### Problem statement
Set the data down again, exactly as it reads, but without the pictures.
>> Begin
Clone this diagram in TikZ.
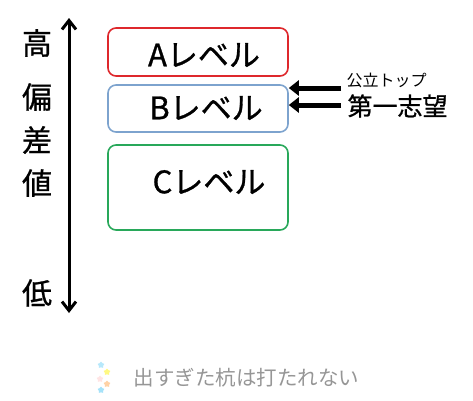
\documentclass[tikz,border=0pt]{standalone}
\usepackage{fontspec}
\setmainfont{Noto Sans CJK JP}
\newfontfamily\heavyjp[FakeBold=0.9]{Noto Sans CJK JP}
\usetikzlibrary{arrows.meta, positioning, shapes.geometric}
\definecolor{levelred}{RGB}{222,40,44}
\definecolor{levelblue}{RGB}{125,163,206}
\definecolor{levelgreen}{RGB}{40,168,90}
\definecolor{mottogray}{RGB}{150,150,150}

\begin{document}
\begin{tikzpicture}[
    x=1pt, y=1pt,
    levelbox/.style ={draw, line width=1.6pt, rounded corners=8pt,
                      minimum width=180pt, inner sep=0pt},
    levtext/.style  ={font=\heavyjp\fontsize{31}{31}\selectfont},
    axischar/.style ={font=\heavyjp\fontsize{30}{30}\selectfont},
    axis/.style     ={{Straight Barb[length=9pt,width=14pt]}-{Straight Barb[length=9pt,width=14pt]},
                      line width=3pt},
    pointer/.style  ={-{Triangle[length=10pt,width=15pt]}, line width=5pt},
    twinkle/.style  ={star, star points=5, inner sep=0pt, minimum size=7pt,
                      opacity=0.7},
  ]
  \useasboundingbox (0,0) rectangle (473,-400);

  % ---- vertical scale ----
  \coordinate (hitop) at (69,-18);
  \coordinate (lobot) at (69,-313);
  \draw[axis] (hitop) -- (lobot);
  \node[axischar] (cKo)  at (37,-43)  {高};
  \node[axischar] (cHen) at (37,-97)  {偏};
  \node[axischar] (cSa)  at (37,-140) {差};
  \node[axischar] (cChi) at (37,-183) {値};
  \node[axischar] (cTei) at (37,-293) {低};

  % ---- level boxes ----
  \node[levelbox, levelred,   minimum height=48pt] (lvA) at (198,-52)  {};
  \node[levelbox, levelblue,  minimum height=47pt] (lvB) at (198,-108.5) {};
  \node[levelbox, levelgreen, minimum height=85pt] (lvC) at (198,-187.5) {};
  \node[levtext] (txA) at (204,-55)  {Aレベル};
  \node[levtext] (txB) at (206,-108) {Bレベル};
  \node[levtext] (txC) at (209,-182) {Cレベル};

  % ---- target school ----
  \node[anchor=west, font=\fontsize{16}{16}\selectfont] (koritsu) at (343,-80)  {公立トップ};
  \node[anchor=west, font=\heavyjp\fontsize{25}{25}\selectfont] (daiichi) at (344,-106) {第一志望};
  \coordinate (p1) at (341,-88);
  \coordinate (p2) at (341,-105);
  \draw[pointer] (p1) -- (p1 -| lvB.east);
  \draw[pointer] (p2) -- (p2 -| lvB.east);

  % ---- motto ----
  \node[anchor=west, text=mottogray, font=\fontsize{20.5}{20.5}\selectfont] (motto) at (130,-378)
    {出すぎた杭は打たれない};
  \node[twinkle, fill=cyan!40]   (s1) at (101,-365) {};
  \node[twinkle, fill=yellow!70] (s2) at (107,-372) {};
  \node[twinkle, fill=pink!60]   (s3) at (100,-379) {};
  \node[twinkle, fill=orange!50] (s4) at (107,-384) {};
  \node[twinkle, fill=cyan!50]   (s5) at (101,-390) {};
\end{tikzpicture}
\end{document}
>> End
### Exercise result
Clone this diagram in TikZ.
\documentclass[tikz,border=0pt]{standalone}
\usepackage{fontspec}
\setmainfont{Noto Sans CJK JP}
\newfontfamily\heavyjp[FakeBold=0.9]{Noto Sans CJK JP}
\usetikzlibrary{arrows.meta, positioning, shapes.geometric}
\definecolor{levelred}{RGB}{222,40,44}
\definecolor{levelblue}{RGB}{125,163,206}
\definecolor{levelgreen}{RGB}{40,168,90}
\definecolor{mottogray}{RGB}{150,150,150}

\begin{document}
\begin{tikzpicture}[
    x=1pt, y=1pt,
    levelbox/.style ={draw, line width=1.6pt, rounded corners=8pt,
                      minimum width=180pt, inner sep=0pt},
    levtext/.style  ={font=\heavyjp\fontsize{31}{31}\selectfont},
    axischar/.style ={font=\heavyjp\fontsize{30}{30}\selectfont},
    axis/.style     ={{Straight Barb[length=9pt,width=14pt]}-{Straight Barb[length=9pt,width=14pt]},
                      line width=3pt},
    pointer/.style  ={-{Triangle[length=10pt,width=15pt]}, line width=5pt},
    twinkle/.style  ={star, star points=5, inner sep=0pt, minimum size=7pt,
                      opacity=0.7},
  ]
  \useasboundingbox (0,0) rectangle (473,-400);

  % ---- vertical scale ----
  \coordinate (hitop) at (69,-18);
  \coordinate (lobot) at (69,-313);
  \draw[axis] (hitop) -- (lobot);
  \node[axischar] (cKo)  at (37,-43)  {高};
  \node[axischar] (cHen) at (37,-97)  {偏};
  \node[axischar] (cSa)  at (37,-140) {差};
  \node[axischar] (cChi) at (37,-183) {値};
  \node[axischar] (cTei) at (37,-293) {低};

  % ---- level boxes ----
  \node[levelbox, levelred,   minimum height=48pt] (lvA) at (198,-52)  {};
  \node[levelbox, levelblue,  minimum height=47pt] (lvB) at (198,-108.5) {};
  \node[levelbox, levelgreen, minimum height=85pt] (lvC) at (198,-187.5) {};
  \node[levtext] (txA) at (204,-55)  {Aレベル};
  \node[levtext] (txB) at (206,-108) {Bレベル};
  \node[levtext] (txC) at (209,-182) {Cレベル};

  % ---- target school ----
  \node[anchor=west, font=\fontsize{16}{16}\selectfont] (koritsu) at (343,-80)  {公立トップ};
  \node[anchor=west, font=\heavyjp\fontsize{25}{25}\selectfont] (daiichi) at (344,-106) {第一志望};
  \coordinate (p1) at (341,-88);
  \coordinate (p2) at (341,-105);
  \draw[pointer] (p1) -- (p1 -| lvB.east);
  \draw[pointer] (p2) -- (p2 -| lvB.east);

  % ---- motto ----
  \node[anchor=west, text=mottogray, font=\fontsize{20.5}{20.5}\selectfont] (motto) at (130,-378)
    {出すぎた杭は打たれない};
  \node[twinkle, fill=cyan!40]   (s1) at (101,-365) {};
  \node[twinkle, fill=yellow!70] (s2) at (107,-372) {};
  \node[twinkle, fill=pink!60]   (s3) at (100,-379) {};
  \node[twinkle, fill=orange!50] (s4) at (107,-384) {};
  \node[twinkle, fill=cyan!50]   (s5) at (101,-390) {};
\end{tikzpicture}
\end{document}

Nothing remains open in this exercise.